01 - Lightly grease an 8x8-inch or 9x9-inch square baking pan with butter.
02 - In a large saucepan over low heat, melt the butter, stirring constantly to prevent browning.
03 - Add mini marshmallows and continue stirring until completely melted and smooth.
04 - Remove from heat and stir in sea salt if using.
05 - Add Rice Krispies cereal and gently fold with a spatula until evenly coated.
06 - Transfer the mixture to the prepared pan. Using a buttered spatula or hands, press the mixture evenly and firmly into the pan.
07 - Let sit at room temperature for about 10 minutes.
08 - In a microwave-safe bowl, combine chocolate chips and oil. Microwave on medium power in 30-second intervals, stirring after each, until melted and glossy.
09 - Pour the melted chocolate over the cooled Rice Krispy layer. Spread evenly with an offset spatula or the back of a spoon.
10 - Immediately sprinkle with rainbow sprinkles or chopped nuts if desired.
11 - Allow the treats to set at room temperature for at least 1 hour, or refrigerate for 20–30 minutes until the chocolate is firm.
12 - Once set, lift the block from the pan using parchment overhang if used or invert onto a cutting board. Cut into 12–16 bars with a sharp knife.

# Additional Tips::

01 -
  • These treats have this perfect texture contrast between the crispy cereal and smooth chocolate layer that will make you close your eyes with each bite.

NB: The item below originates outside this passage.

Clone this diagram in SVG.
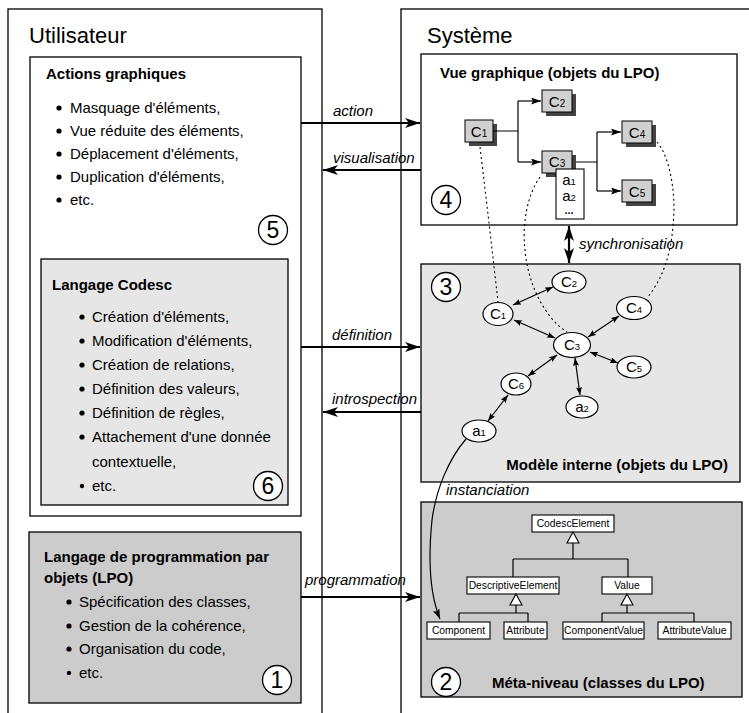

  • You can make them in under 30 minutes of active time, which has saved me countless times when I needed something impressive for last minute gatherings.
02 -
  • Never crank the heat above low when melting marshmallows, or youll end up with a tough, stringy mess that ruins the soft chewiness.
  • If youre in a humid environment, your treats might never fully set at room temperature, so give them 15 minutes in the refrigerator before cutting.
03 -
  • Butter your hands before pressing the mixture into the pan to prevent the marshmallow from creating a sticky disaster on your fingers.
  • Let the base cool for exactly 10 minutes before adding the chocolate topping if its too warm, the chocolate will melt too much and sink in, but if its too cool, the layers wont bond properly.